The protests began in 2015 when allegations surfaced that a number of politicians had accepted bribes from the state-owned energy company Petrobras. They this month after the current President of Brazil, Dilma Rousseff, appointed her predecessor, Luiz Inácio Lula da Silva, as her chief of staff which was widely seen as an attempt to give Lula immunity from corruption charges.

A judge of Brazil’s Supreme Court blocked Lula’s appointment last week over the corruption charges; and yesterday another Supreme Court judge refused to overturn that decision. The question will now fall to the full Supreme Court which will decide the issue when it reconvenes after 31 March.

The AFP news agency reports that Lula faces money-laundering charges related to a multibillion-dollar corruption scandal. Protestors are calling on President Rousseff to resign; but she has refused to do so, saying that she has not broken any laws. Speaking at a rally at the Presidential Palace yesterday, she called the protests a “coup against democracy” and told supporters: “I will never resign. Not under any circumstances,” the AFP said.

Archbishop Francisco De Assis da Silva has written “a few pastoral words” to the people of Brazil in response to the crisis as “a message of hope and trust in our God.”

He said that he hoped “the dialogue remains respectful and the political manifestations take place respecting the law and the Democratic rule-of-law State.”

He said:

The increasing tension must not pass the limits of constitutional rights and liberties, which have been earned by the Brazilian people and cannot be taken back. Two projects of society are at stake here: one that calls for the continuation of advances in social rights for the majority of the Brazilian population and the other builds on a conservative, authoritative presupposition, and is only for the elite and their interests alone.

In the face of all this, the Churches in Brazil are urging the Brazilian people to respect the republican, democratic law, constituted with a hard battle and soaked in the blood of men and women who gave their lives fighting for liberation in a fair, inclusive and peaceful society.

The investigations of corruption committed by agents of the State in all powers, including in the business sector, are an attack against the people and should be dealt with by the law, and only within the law. They are only legitimate when there is concrete proof and when they guarantee the right to a proper defence.

Corporate interests of the large media organizations cannot and should not be ideologically selective nor should they condemn anyone, a priori, because of their ideological profile.

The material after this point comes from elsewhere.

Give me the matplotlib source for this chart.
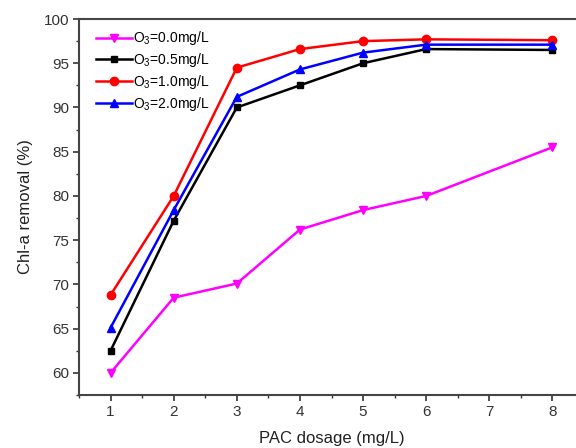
import matplotlib
matplotlib.use("Agg")
import matplotlib.pyplot as plt
from matplotlib.ticker import MultipleLocator

plt.rcParams['font.family'] = ['Liberation Sans', 'DejaVu Sans']
plt.rcParams['mathtext.fontset'] = 'custom'
plt.rcParams['mathtext.rm'] = 'Liberation Sans'

pac = [1, 2, 3, 4, 5, 6, 8]
o3_00 = [60.0, 68.5, 70.1, 76.2, 78.4, 80.0, 85.5]
o3_05 = [62.5, 77.2, 90.0, 92.5, 95.0, 96.6, 96.5]
o3_10 = [68.8, 80.0, 94.5, 96.6, 97.5, 97.7, 97.6]
o3_20 = [65.1, 78.4, 91.2, 94.3, 96.2, 97.1, 97.1]

labels = ["O$_3$=0.0mg/L", "O$_3$=0.5mg/L", "O$_3$=1.0mg/L", "O$_3$=2.0mg/L"]

fig = plt.figure(figsize=(5.76, 4.48), dpi=100)
ax = fig.add_axes([79/576, 53/448, 505/576, 376/448])

ax.plot(pac, o3_00, color='#ff00ff', marker='v', ms=6, lw=1.8, label=labels[0])
ax.plot(pac, o3_05, color='black', marker='s', ms=5, lw=1.8, label=labels[1])
ax.plot(pac, o3_10, color='red', marker='o', ms=6, lw=1.8, label=labels[2])
ax.plot(pac, o3_20, color='blue', marker='^', ms=6, lw=1.8, label=labels[3])

ax.set_xlim(0.5, 8.5)
ax.set_ylim(57.5, 100)
ax.xaxis.set_major_locator(MultipleLocator(1))
ax.xaxis.set_minor_locator(MultipleLocator(0.5))
ax.yaxis.set_major_locator(MultipleLocator(5))
ax.yaxis.set_minor_locator(MultipleLocator(2.5))
ax.tick_params(which='major', direction='out', length=4, width=1.2, pad=3,
               labelsize=11, colors='#333333')
ax.tick_params(which='minor', direction='out', length=2.5, width=1.0, colors='#333333')
for sp in ax.spines.values():
    sp.set_color('#444444')
    sp.set_linewidth(1.5)

ax.set_xlabel("PAC dosage (mg/L)", fontsize=12, color='#222222', labelpad=9)
ax.set_ylabel("Chl-a removal (%)", fontsize=12, color='#222222', labelpad=8)

ax.legend(loc='upper left', bbox_to_anchor=(0.013, 1.0), frameon=False, fontsize=10,
          handlelength=2.6, handletextpad=0.1, labelspacing=0.27, borderaxespad=0.35)

fig.savefig("out.png", dpi=100)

The attempt to disqualify people, as they are doing with the ex-president Lula, with no concrete proof, as well as other people with a left-wing political profile, is a clear corporative strategy which doesn’t help in the process of establishing the truth. It only accentuates the political character and increases the tension within society.

This is a global and Latin American problem that has caused conservative political changes in detriment of the large majority of the people and has provoked a disastrous political regression which our evangelical conscience should not tolerate.

But there is one thing that must not be forgotten: we should never let hate take over in political militancy and in the midst of the tensions we live in at the moment in our Society. Hate will always be a bad guide. Firm convictions cannot be used for the symbolic elimination of our opponents.

Therefore, I would like to say a few words to our Anglican friends, recommending that they observe the following:

  1. That the Democratic rule-of-law State be respected and that any manoeuvre that deconstructs the results of the ballot boxes be avoided;

  2. That any attempt to return to authoritarianism or any model that represents the end of individual rights be discarded;

  3. That the free expression of opinion be respected within limits that do not include hate and violence against people or groups.

May God bless us and may we be able to firmly defend a project for society that is filled with the values of Justice and Peace! A project that benefits all of society. May there be more love and less hate!